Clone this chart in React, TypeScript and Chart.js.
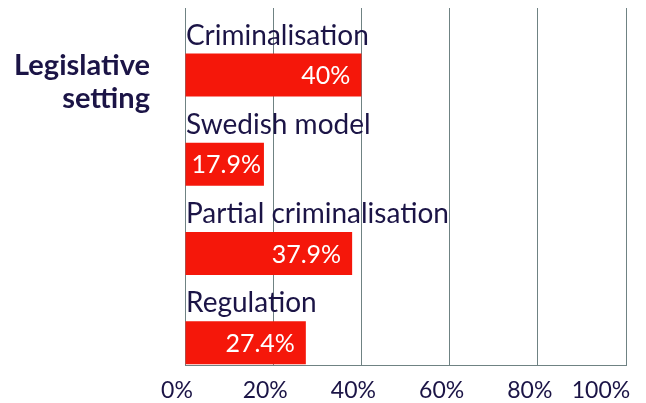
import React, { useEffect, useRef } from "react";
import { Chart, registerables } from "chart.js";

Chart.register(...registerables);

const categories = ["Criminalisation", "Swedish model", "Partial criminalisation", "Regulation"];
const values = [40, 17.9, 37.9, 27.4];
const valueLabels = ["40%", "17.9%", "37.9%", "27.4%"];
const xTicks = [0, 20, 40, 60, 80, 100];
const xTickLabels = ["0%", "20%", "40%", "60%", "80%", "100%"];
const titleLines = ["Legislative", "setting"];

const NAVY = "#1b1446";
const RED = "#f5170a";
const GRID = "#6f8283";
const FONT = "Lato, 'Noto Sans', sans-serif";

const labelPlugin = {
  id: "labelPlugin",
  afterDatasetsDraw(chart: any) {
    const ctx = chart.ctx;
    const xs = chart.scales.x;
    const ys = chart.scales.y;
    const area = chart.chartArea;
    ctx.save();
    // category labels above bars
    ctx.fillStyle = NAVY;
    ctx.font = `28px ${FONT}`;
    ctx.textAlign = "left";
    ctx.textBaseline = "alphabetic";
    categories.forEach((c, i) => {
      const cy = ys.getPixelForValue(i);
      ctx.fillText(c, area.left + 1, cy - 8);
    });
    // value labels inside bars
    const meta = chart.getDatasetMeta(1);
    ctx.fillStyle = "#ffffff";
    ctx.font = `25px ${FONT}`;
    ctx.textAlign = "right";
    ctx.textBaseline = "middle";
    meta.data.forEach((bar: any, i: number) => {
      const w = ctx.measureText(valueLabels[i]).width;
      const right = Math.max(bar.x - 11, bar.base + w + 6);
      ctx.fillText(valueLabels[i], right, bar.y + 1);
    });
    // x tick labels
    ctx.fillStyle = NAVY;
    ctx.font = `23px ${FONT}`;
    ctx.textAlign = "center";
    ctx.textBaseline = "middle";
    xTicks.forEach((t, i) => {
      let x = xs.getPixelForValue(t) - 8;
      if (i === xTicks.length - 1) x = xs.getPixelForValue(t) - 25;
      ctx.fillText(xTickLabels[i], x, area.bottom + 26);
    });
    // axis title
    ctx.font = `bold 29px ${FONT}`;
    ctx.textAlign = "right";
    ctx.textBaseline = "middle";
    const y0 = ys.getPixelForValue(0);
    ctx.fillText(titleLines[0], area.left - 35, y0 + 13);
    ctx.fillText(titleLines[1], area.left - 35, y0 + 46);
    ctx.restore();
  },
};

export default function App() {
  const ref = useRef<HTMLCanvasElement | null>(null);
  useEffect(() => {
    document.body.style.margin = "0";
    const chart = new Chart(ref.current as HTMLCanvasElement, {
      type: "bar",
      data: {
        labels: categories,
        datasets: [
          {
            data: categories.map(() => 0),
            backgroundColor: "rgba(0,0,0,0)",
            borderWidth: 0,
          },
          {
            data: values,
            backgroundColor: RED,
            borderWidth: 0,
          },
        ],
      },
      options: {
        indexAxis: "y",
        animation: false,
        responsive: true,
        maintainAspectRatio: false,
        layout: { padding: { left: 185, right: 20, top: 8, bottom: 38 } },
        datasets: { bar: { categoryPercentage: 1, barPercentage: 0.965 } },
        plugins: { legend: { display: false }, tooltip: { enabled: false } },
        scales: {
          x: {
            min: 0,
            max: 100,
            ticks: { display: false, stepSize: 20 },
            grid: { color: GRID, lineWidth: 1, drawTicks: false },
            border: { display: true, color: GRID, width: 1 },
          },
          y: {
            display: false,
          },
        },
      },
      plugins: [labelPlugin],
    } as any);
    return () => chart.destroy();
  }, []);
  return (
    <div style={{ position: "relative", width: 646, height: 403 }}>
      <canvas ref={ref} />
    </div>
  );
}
• • • • • • •
> [Problem details] Omit every picture, then repeat the remaining data exactly as it appears above.

> [Exercise answer]
Clone this chart in React, TypeScript and Chart.js.
import React, { useEffect, useRef } from "react";
import { Chart, registerables } from "chart.js";

Chart.register(...registerables);

const categories = ["Criminalisation", "Swedish model", "Partial criminalisation", "Regulation"];
const values = [40, 17.9, 37.9, 27.4];
const valueLabels = ["40%", "17.9%", "37.9%", "27.4%"];
const xTicks = [0, 20, 40, 60, 80, 100];
const xTickLabels = ["0%", "20%", "40%", "60%", "80%", "100%"];
const titleLines = ["Legislative", "setting"];

const NAVY = "#1b1446";
const RED = "#f5170a";
const GRID = "#6f8283";
const FONT = "Lato, 'Noto Sans', sans-serif";

const labelPlugin = {
  id: "labelPlugin",
  afterDatasetsDraw(chart: any) {
    const ctx = chart.ctx;
    const xs = chart.scales.x;
    const ys = chart.scales.y;
    const area = chart.chartArea;
    ctx.save();
    // category labels above bars
    ctx.fillStyle = NAVY;
    ctx.font = `28px ${FONT}`;
    ctx.textAlign = "left";
    ctx.textBaseline = "alphabetic";
    categories.forEach((c, i) => {
      const cy = ys.getPixelForValue(i);
      ctx.fillText(c, area.left + 1, cy - 8);
    });
    // value labels inside bars
    const meta = chart.getDatasetMeta(1);
    ctx.fillStyle = "#ffffff";
    ctx.font = `25px ${FONT}`;
    ctx.textAlign = "right";
    ctx.textBaseline = "middle";
    meta.data.forEach((bar: any, i: number) => {
      const w = ctx.measureText(valueLabels[i]).width;
      const right = Math.max(bar.x - 11, bar.base + w + 6);
      ctx.fillText(valueLabels[i], right, bar.y + 1);
    });
    // x tick labels
    ctx.fillStyle = NAVY;
    ctx.font = `23px ${FONT}`;
    ctx.textAlign = "center";
    ctx.textBaseline = "middle";
    xTicks.forEach((t, i) => {
      let x = xs.getPixelForValue(t) - 8;
      if (i === xTicks.length - 1) x = xs.getPixelForValue(t) - 25;
      ctx.fillText(xTickLabels[i], x, area.bottom + 26);
    });
    // axis title
    ctx.font = `bold 29px ${FONT}`;
    ctx.textAlign = "right";
    ctx.textBaseline = "middle";
    const y0 = ys.getPixelForValue(0);
    ctx.fillText(titleLines[0], area.left - 35, y0 + 13);
    ctx.fillText(titleLines[1], area.left - 35, y0 + 46);
    ctx.restore();
  },
};

export default function App() {
  const ref = useRef<HTMLCanvasElement | null>(null);
  useEffect(() => {
    document.body.style.margin = "0";
    const chart = new Chart(ref.current as HTMLCanvasElement, {
      type: "bar",
      data: {
        labels: categories,
        datasets: [
          {
            data: categories.map(() => 0),
            backgroundColor: "rgba(0,0,0,0)",
            borderWidth: 0,
          },
          {
            data: values,
            backgroundColor: RED,
            borderWidth: 0,
          },
        ],
      },
      options: {
        indexAxis: "y",
        animation: false,
        responsive: true,
        maintainAspectRatio: false,
        layout: { padding: { left: 185, right: 20, top: 8, bottom: 38 } },
        datasets: { bar: { categoryPercentage: 1, barPercentage: 0.965 } },
        plugins: { legend: { display: false }, tooltip: { enabled: false } },
        scales: {
          x: {
            min: 0,
            max: 100,
            ticks: { display: false, stepSize: 20 },
            grid: { color: GRID, lineWidth: 1, drawTicks: false },
            border: { display: true, color: GRID, width: 1 },
          },
          y: {
            display: false,
          },
        },
      },
      plugins: [labelPlugin],
    } as any);
    return () => chart.destroy();
  }, []);
  return (
    <div style={{ position: "relative", width: 646, height: 403 }}>
      <canvas ref={ref} />
    </div>
  );
}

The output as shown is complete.